Как-то так повелось, что все книги об инвалидах автоматически становятся остросоциальными. Вопрос больной, вопрос важный – и сталкиваются на книжных страницах копья, и ломают голову авторы над вечными вопросами – можно ли назвать такую жизнь жизнью, как здоровые относятся к больным, может ли государство заботиться о них лучше, чем заботится…
Когда к вам в руки попадет «Дом, в котором» Мариам Петросян — забудьте обо всем этом. О вечных вопросах, об инвалидности главных героев, о том, что действие происходит в интернате для детей и подростков.
«Дом» не про это. Он сам сделает так, чтобы вы обо всем этом забыли, потому что стоит он на ничейной земле, в неопределяемой стране, вне времени и вне пространства – живое существо с расписными стенами, скрипучими полами, запахом сигаретного дыма в туалетах, обиталище своего собственного народа.
Дом наделен своей волей. Он принимает, карает и милует, он позволяет стать своей частью или отторгает из себя, а своим любимчикам показывает тайны и секреты, раскрывает перед ними все дороги, позволяет им ходить и видеть, даже если они этого не могут в мире, который остальные считают реальным. Проще простого расшибиться о его острый угол, входя, и складывать его правду придется из обрывков разговоров, из подслушанных слов, из старых сказок.
И придется не только его обитателям, но и читателю.
Дом навалится, погребет под собой, удивит, ошеломит, не сразу даст понять, что происходит.
«Дом, в котором» — это книга-загадка, книга-сказка, пронизанная духом мистерий и фальсификаций, удивительных чудес и странных открытий. Когда читаешь его, кажется, что руки пахнут хвоей и табаком, а из-за угла вот-вот подмигнет со стены надпись «Мальчики, не верьте, что в раю…».
Конечно, бывает и так, что люди читают «Дом» иначе. Бывают люди, для которых это история про несчастных подростков в старом здании интерната, медленно сходящих с ума от собственных страхов и бесполезности, воздвигающих собственные миры, обкурившихся, обколовшихся, готовых на что угодно, чтобы не взрослеть.
Это выбор читателя – верить в сказку или не верить, позволить книге унести себя в глубину, забыть о том, что речь вообще-то об инвалидах, или читать осторсоциальный, полный безысходности, роман.

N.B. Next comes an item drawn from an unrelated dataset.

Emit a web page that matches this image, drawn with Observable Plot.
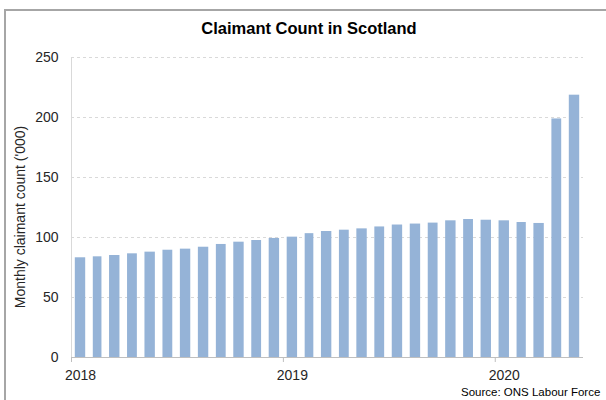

В любом случае, когда выныриваешь из книги спустя тысячу страниц, жадно хватая ртом воздух, заново привыкая к миру, совершенно не помнишь, кто и в чем был увечен, кто чего не мог.
Эта книга не о том. И, подумав, можно увидеть спрятанное между строчек – да, книга не о том.
Точно так же, как и жизнь...
Я мог бы сказать, что этот роман гениален. Я мог бы написать о том, что читал его всю ночь напролёт, дрожащими руками перелистывая странички, и утро застало меня над эпилогом, где герои и сами встречают последнее своё утро в доме. Я нарисовал бы их всех — Слепого, Табаки, Македонского, Рыжего, Русалку, если бы только мог. Всё это уже сделали до меня. Но я всё равно не могу молчать.